For a vehicle that only lasted a couple years on the market, Gordon Buehrig’s Cord 810 and 812 have sure had an outsize influence on car designers and enthusiasts ever since. David North, Stan Wilen, and Bill Mitchell packed the Oldsmobile Toronado with all sorts of design elements paying homage to the Toronado’s front-wheel-drive predecessor. Multiple customizers through the Fifties tried their hand at making a sports car out of the coffin-nose Cord. And on at least three occasions, entrepreneurs have resurrected or attempted to resurrect the Cord. So Marty Martino’s really just following in a grand tradition by building a modern Cord out of the bones of a fifth-generation Corvette.
“I never thought of this project as a ‘sport custom’ in the traditional way, but being that it’s a one-off Cord-inspired design, I now see it as a continuation of the genre,” Marty said after reading our recent story on Fifties-era sport-custom Cords.
The roots of the project date back to the late Eighties, when Automobile Quarterly ran a design contest asking for its readers to envision the Cord 810, Tucker 48, or Packard Caribbean as they would have appeared in 1990. “What really made the contest exciting to me was that it was to be judged by Alex Tremulis, Frank Hershey, Dick Teague, Bill Mitchell, Chuck Jordan, Jack Telnack, and Dave Holls, many of my automotive heroes!” Marty said.
Marty selected the 810, and while the phone-dial wheels, wraparound indent, and jellybean taillamps all reflect the era in which he re-envisioned the Cord, the coupe managed to blend the original’s subtly stepped fastback, haunches, hidden headlamps in winglike fenders, and speed line grille in with contemporary shape and proportions. The entry made it into print as one of four runner-up designs that the judges chose. Not bad, Marty thought, considering “most of the entrants were accomplished illustrator/designers, students at Art Center, and so on,” he said.
The rendering got filed away until about a decade ago, when Marty’s younger brother, Robert, expressed an interest in building a modern Cord using a Corvette as the donor car. Robert, according to Marty, “had long held 1936 and 1937 Cords as his favorite prewar car design… and considers the Cord Sportsman the Corvette of its day.”

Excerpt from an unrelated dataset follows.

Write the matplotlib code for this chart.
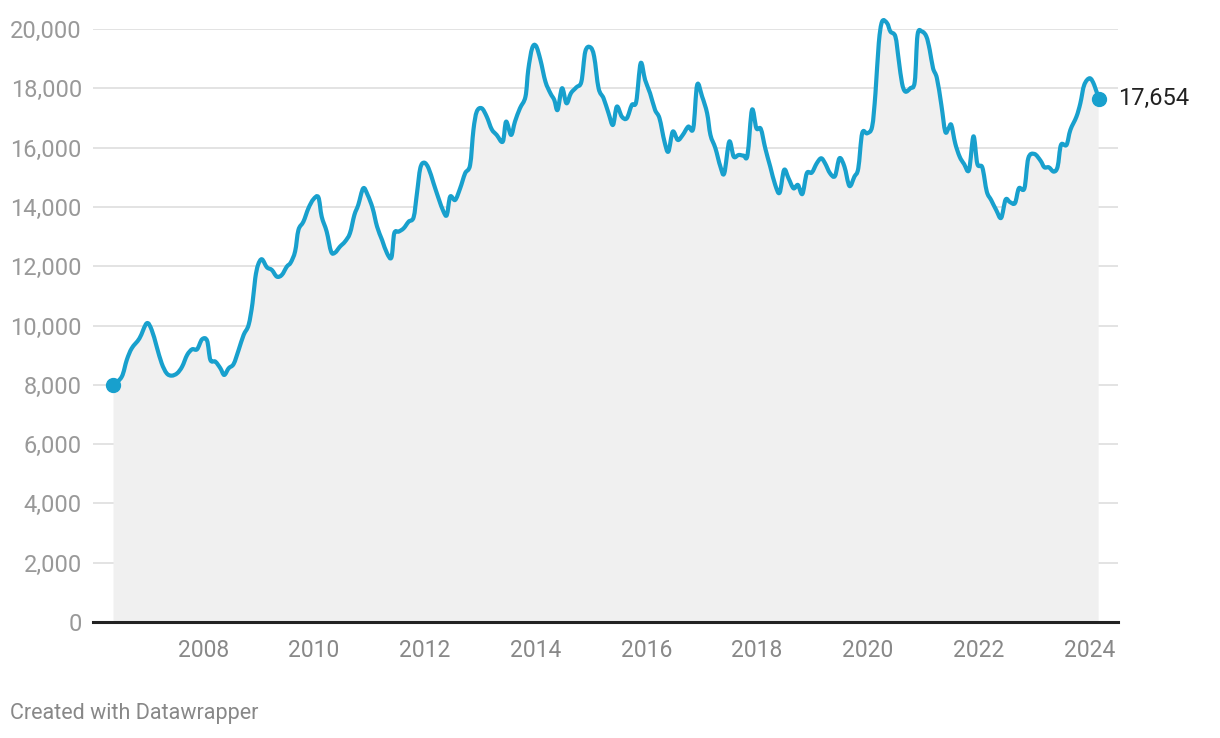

They figured the fifth-generation Corvette would work best for this project given that Marty had already built the PsyClone Motorama tribute car from a C5 and that both the C5 and the Cord had hideaway headlamps. Robert wanted a convertible, so the brothers found a profile shot of a C5 Corvette, laid it on a lightbox, then drafted the CordVette’s design on a blank piece of paper above the profile shot using many of the same elements and lines that Marty had incorporated into his Automobile Quarterly rendering. Marty also did a little Bondo sculpting on a 1/25-scale model of a C5 to see his alterations in three dimensions.